Teen forger escapes jail sentence

A teenager who photocopied a $50 note and tried to spend it in school escaped a criminal conviction after a judge accepted that he is a “promising scholar” who had made a “foolish mistake.”

The 17-year-old, a student at St. Ignatius School, was sentenced Monday to 240 hours of community service after admitting possession of forged currency.

The court heard that he had tendered the forged note at school in an attempt to gain genuine currency in exchange. The school receptionist challenged him about the counterfeit bill and he was later summoned to the head-teacher, and the police were called.

Justice Charles Quin said the forgery was a “crude and clumsy” copy of a single note made on ordinary photocopy paper and lacking any evidence of sophistication or planning.

He said the defendant had shown clear remorse, writing a letter of apology to the school.

His head-teacher submitted a letter of reference urging the court to be lenient and suggesting the “foolish behavior” had been an important lesson.

“He has a bright future ahead of him, and we believe that the outcome of this court case will have a profound impact on his future career prospects,” the principal wrote in his letter.

Richard Barton, who represented the student at the initial sentencing hearing last Wednesday, said he is a promising and award-winning student who has a passion for accounting and had been provisionally accepted to universities in the U.K. and U.S.

“This is a young man who is an accomplished scholar with a promising future. He has expressed deep remorse and continued to apply himself in a productive manner,” he added.

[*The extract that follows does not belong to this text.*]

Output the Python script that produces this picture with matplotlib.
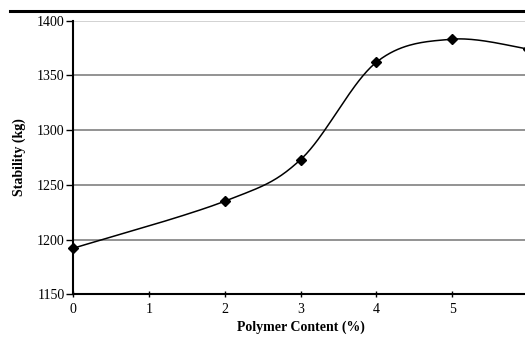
import matplotlib.pyplot as plt
import numpy as np
from matplotlib.lines import Line2D

polymer = [0, 2, 3, 4, 5, 6]
stability = [1192, 1235, 1273, 1362, 1383, 1374]
yticks = [1150, 1200, 1250, 1300, 1350, 1400]
xticks = [0, 1, 2, 3, 4, 5, 6]


def smooth(x, y, n=40):
    # cubic bezier through the points, control points from neighbours (1/6 tension)
    p = np.column_stack([x, y]).astype(float)
    p = np.vstack([p[0], p, p[-1]])
    out = []
    for i in range(1, len(p) - 2):
        p0, p3 = p[i], p[i + 1]
        c1 = p0 + (p[i + 1] - p[i - 1]) / 6
        c2 = p3 - (p[i + 2] - p[i]) / 6
        t = np.linspace(0, 1, n)[:, None]
        seg = ((1 - t) ** 3) * p0 + 3 * ((1 - t) ** 2) * t * c1 + 3 * (1 - t) * t ** 2 * c2 + t ** 3 * p3
        out.append(seg if i == 1 else seg[1:])
    s = np.vstack(out)
    return s[:, 0], s[:, 1]


plt.rcParams['font.family'] = 'Liberation Serif'

fig = plt.figure(figsize=(5.25, 3.43), dpi=100)
ax = fig.add_axes([0.139, 0.142, 0.867, 0.798])

sx, sy = smooth(polymer, stability)
ax.plot(sx, sy, color='black', lw=1.1, zorder=3)
ax.plot(polymer, stability, ls='none', marker='D', ms=5, color='black', zorder=4, clip_on=False)

ax.set_xlim(0, 6)
ax.set_ylim(1150, 1400)
ax.set_xticks(xticks)
ax.set_yticks(yticks)
ax.yaxis.grid(True, color='#8a8a8a', lw=1.3)
ax.set_axisbelow(True)
for g, v in zip(ax.get_ygridlines(), yticks):
    if v == 1400:
        g.set_color('#cfcfcf')

for side in ['top', 'right']:
    ax.spines[side].set_visible(False)
for side in ['left', 'bottom']:
    ax.spines[side].set_linewidth(1.5)

ax.tick_params(axis='y', direction='out', length=5, width=1, labelsize=10, pad=1)
ax.tick_params(axis='x', direction='inout', length=5, width=1, labelsize=10, pad=4)

ax.set_xlabel('Polymer Content (%)', fontsize=10, fontweight='bold', labelpad=3)
ax.set_ylabel('Stability (kg)', fontsize=10, fontweight='bold', labelpad=8)

# rule across the top of the figure
fig.add_artist(Line2D([0.019, 1.0], [0.968, 0.968], color='black', lw=2.2))

fig.savefig('out.png', dpi=100)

He asked the court to consider the young man’s “trajectory and his likely contribution to these islands” and “don’t stand in the way of his progress and respond with leniency and not record a conviction for this offense.”

Justice Quin said he had taken into account the defendant’s young age, his clear remorse, his strong family background and bright academic future along with the references in coming to his sentence.

“This was clearly a serious error of judgment on the part of this defendant. The fact that he is a bright and intelligent student makes this offense all the more disappointing for his family, his school and for himself. However, he has acknowledged his culpability and demonstrated sincere remorse,” the justice said.

Passing sentence on Monday, he said the court would not record a conviction on completion of 240 hours community service – equivalent to six weeks of full-time work. If the defendant fails to comply, he is liable to a $2,000 fine and to be sentenced again and a conviction recorded.


  1. I wonder if the same leniency would be recommended or provided for a government school student, from a broken home, with failing grades who was attempting to provide himself with lunch money?

  2. Probably not Lisa, unless he presented the fake bill by mistake like this kid did. LMAO. I’d like to understand how that was possible maybe the forgery work was so good that he even fooled himself. I am all for second chances but I would have been more convinced of his honesty if said he knew what he was doing and was sorry for doing it, I just find it hard to believe that he mistakenly presented it. Sorry, but that explanation sounds like a load of crap to me.